The Hindu: Published on 27th November 2025.
Why in News?
Latin American financial markets have witnessed a sharp rise in investments, partly influenced by growing U.S. support for right-leaning governments in the region. Investors suggest that Washington’s ideological alignment with conservative economies is shaping risk pricing and driving a rally in Latin American stocks, bonds, and currencies.
Background:
The U.S., under President Donald Trump, has shown strong support for governments that favor deregulation, budget-cutting and pro-market economic reforms.
While Trump has been hostile to left-leaning regimes in Venezuela, Brazil (historically), and Colombia under Gustavo Petro, he has extended financial incentives to right-wing, pro-market governments, especially Argentina under Javier Milei.
This backing is affecting global investor sentiment, as markets expect privileged treatment for aligned governments.
Key Issues and Developments:
Rightward Political Shift in Latin America
Conservative or far-right governments now lead Argentina, Ecuador, El Salvador, and Bolivia.
Chile is close to electing a far-right leader (Jose Antonio Kast).
Peru and Colombia may elect conservative candidates in upcoming elections.
U.S. Financial Influence:
The U.S. Treasury offered up to $20 billion support to Argentina, helping to stabilize its economy and prevent credit downgrades.
This suggests countries ideologically aligned with the U.S. may enjoy economic benefits.
Market Impact:
Regional currencies rallied strongly (e.g., Brazil +15%, Colombia +16%).

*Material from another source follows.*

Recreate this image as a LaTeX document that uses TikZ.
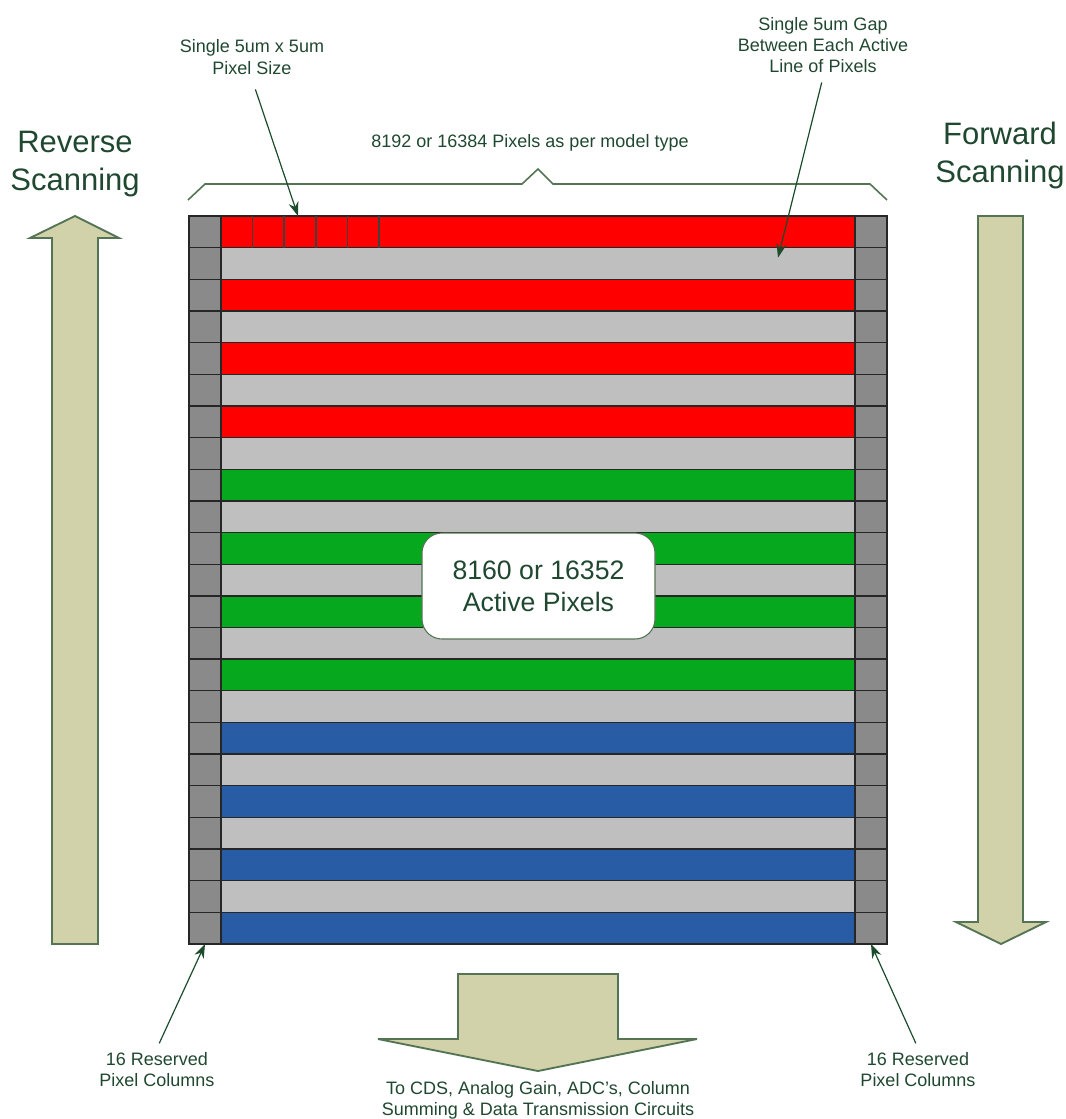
\documentclass[tikz,border=0pt]{standalone}
\usepackage{fontspec}
\setmainfont{Liberation Sans}
\usepackage{tikz}
\usetikzlibrary{positioning,calc,arrows.meta}

\definecolor{linered}{RGB}{255,0,0}
\definecolor{linegreen}{RGB}{6,168,30}
\definecolor{lineblue}{RGB}{40,93,166}
\definecolor{gapgray}{RGB}{191,191,191}
\definecolor{resgray}{RGB}{138,138,138}
\definecolor{arrowfill}{RGB}{210,210,170}
\definecolor{arrowedge}{RGB}{84,116,84}
\definecolor{labeltext}{RGB}{32,72,48}
\definecolor{pointergreen}{RGB}{28,76,44}

\begin{document}
\begin{tikzpicture}[
    x=0.75pt, y=-0.75pt,
    every node/.style={text=labeltext},
    pxrow/.style={draw=black!85, line width=1pt, inner sep=0, outer sep=0, minimum width=475.5pt, minimum height=23.74pt},
    rescell/.style={pxrow, fill=resgray, minimum width=24pt},
    bigarrow/.style={fill=arrowfill, draw=arrowedge, line width=1.4pt},
    pointer/.style={draw=pointergreen, line width=0.9pt, -{Stealth[length=10.5pt,width=7.5pt]}},
    note/.style={align=center, font=\fontsize{13.5}{15.75}\selectfont},
    bignote/.style={align=center, font=\fontsize{23.25}{28.5}\selectfont},
]
\useasboundingbox (0,0) rectangle (1065,1119);

% sensor lines
\node [pxrow, fill=linered, anchor=north west] (row0) at (221,216) {};
\foreach \c [count=\i] in {gapgray,linered,gapgray,linered,gapgray,linered,gapgray,linegreen,gapgray,linegreen,gapgray,linegreen,gapgray,linegreen,gapgray,lineblue,gapgray,lineblue,gapgray,lineblue,gapgray,lineblue}{
  \pgfmathtruncatemacro{\j}{\i-1}
  \node [pxrow, fill=\c, below=0 of row\j] (row\i) {};
}
\foreach \i in {0,...,22}{
  \node [rescell, left=0 of row\i] (resL\i) {};
  \node [rescell, right=0 of row\i] (resR\i) {};
}
\foreach \k in {1,...,5}
  \draw [draw=black!75, line width=1.1pt] ($(row0.north west)+(\k*31.6,0)$) -- ($(row0.south west)+(\k*31.6,0)$);

\node [draw=arrowedge, fill=white, line width=0.8pt, rounded corners=15pt, minimum width=174.75pt, minimum height=79.5pt, align=center, font=\fontsize{20}{24}\selectfont] (activebox) at (538.5,586) {8160 or 16352\\Active Pixels};

% width bracket
\draw [draw=arrowedge, line width=1.2pt] (188,200) -- (205,184) -- (522,184) -- (538,169) -- (553,184) -- (870,184) -- (887,200);
\node [note] (widthlbl) at (530,143) {8192 or 16384 Pixels as per model type};

% scanning arrows
\draw [bigarrow] (52,944) -- (52,238) -- (30,238) -- (75,216) -- (119,238) -- (98,238) -- (98,944) -- cycle;
\draw [bigarrow] (978,216) -- (1023,216) -- (1023,922) -- (1046,922) -- (1001,944) -- (956,922) -- (978,922) -- cycle;
\draw [bigarrow] (458,974) -- (618,974) -- (618,1039) -- (697,1039) -- (538,1071) -- (378,1039) -- (458,1039) -- cycle;
\node [bignote] (revlbl) at (75,164) {Reverse\\Scanning};
\node [bignote] (fwdlbl) at (1000,155) {Forward\\Scanning};

% labels
\node [note, font=\fontsize{13.5}{16.5}\selectfont] (pixlbl) at (252,57) {Single 5um x 5um\\Pixel Size};
\node [note] (gaplbl) at (823,45) {Single 5um Gap\\Between Each Active\\Line of Pixels};
\node [note] (resLlbl) at (157,1070) {16 Reserved\\Pixel Columns};
\node [note] (resRlbl) at (918,1070) {16 Reserved\\Pixel Columns};
\node [note] (outlbl) at (538,1100) {To CDS, Analog Gain, ADC’s, Column\\Summing \& Data Transmission Circuits};

\coordinate (pixtip) at ($(row0.north west)+(77,0)$);
\coordinate (gaptip) at ($(row1.north west)+(557,10)$);
\draw [pointer, shorten <=8pt] (pixlbl.south) -- (pixtip);
\draw [pointer, shorten <=4pt] (gaplbl.south) -- (gaptip);
\draw [pointer, shorten <=4pt] (resLlbl.north) -- (resL22.south);
\draw [pointer, shorten <=4pt] (resRlbl.north) -- (resR22.south);
\end{tikzpicture}
\end{document}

Local and dollar-denominated bonds outperformed global markets (15–16% gains).
Equities rose more than 40% in dollar terms, with Chile showing top performance (+48%).
Venezuelan distressed bonds returned nearly 100%, driven by expectations of regime change and U.S. pressure on Maduro.
Investor Sentiment and Risk Pricing:
U.S.-aligned right-wing governments are now perceived as less risky and more market-friendly.
Investors believe the U.S. will financially assist such governments, reducing default risks.
This creates a political premium, where ideology affects market valuation.
Implications:
Economic Benefits Tied to Ideology
Countries adopting pro-market policies may gain easier financial access and debt relief.
Those with socialist or anti-U.S. positions could lose investor confidence.
Possible Polarization:
Political decisions may become motivated by desire for U.S. financial support rather than national policy needs.
Higher Influence of U.S. in Latin America:
The U.S. is using finance as a geopolitical tool to counter leftist ideology and Chinese influence.
Risk of Market Overdependence:
Excess reliance on U.S. support could destabilize markets if political scenarios change in the U.S. itself.
Conclusion:
The convergence of right-wing political momentum in Latin America and strong U.S. financial backing is rapidly reshaping market strategies and risk assessments. Investors increasingly favour conservative governments, indicating a shift where ideology becomes a market driver rather than purely economic fundamentals.